Once again, Fr. Robert Barron writes an article as insightful in identifying the Church's problems as in suggesting directions for the Church's future.
Vatican II, has occasioned both a culture of ressourcement, a rediscovery and renewed appreciation and usage of Sacred Scriptures, patristic traditions, and historical research; and aggiornamento, a bringing up to date, a greater sensitivity to the call of the times. However, perhaps a reaction to the stifling conservatism of the past, the council's aftermath has tilted more towards the latter, spawning a culture of too much accomodation with the world and too dogged a pursuit of modernity. The renewed appreciation of our rich cultural and intellectual heritage has been engulfed in the tide of accomodation.
Now there are calls for a return to traditionalism, a tough reform of the reform. While I am all for reform, I am also for caution with this reactionary-looking return to conservatism, which in many cases expresses a heavily glossed-over nostalgia for the eras of Vatican 1 and Modern Roman Catholicism.
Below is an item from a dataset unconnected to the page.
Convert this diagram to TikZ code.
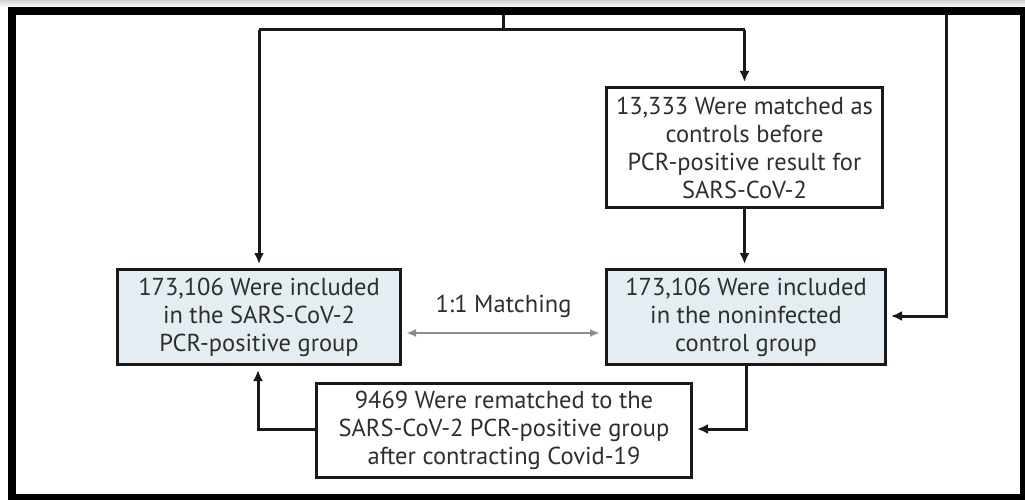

For reform to be truly reflective, and not merely cause a tilt from one side to the other, a careful balancing act must be exercised. Our Church needs the graced balance between ressourcement and aggiornamento, for this state of things provides the Church both the stability and dynamism she needs to effectively pursue her mission to the world.
Mt 13,52 has wise advice: "Every scribe who has been instructed in the kingdom of heaven is like the head of a household who brings from his storeroom both the new and the old."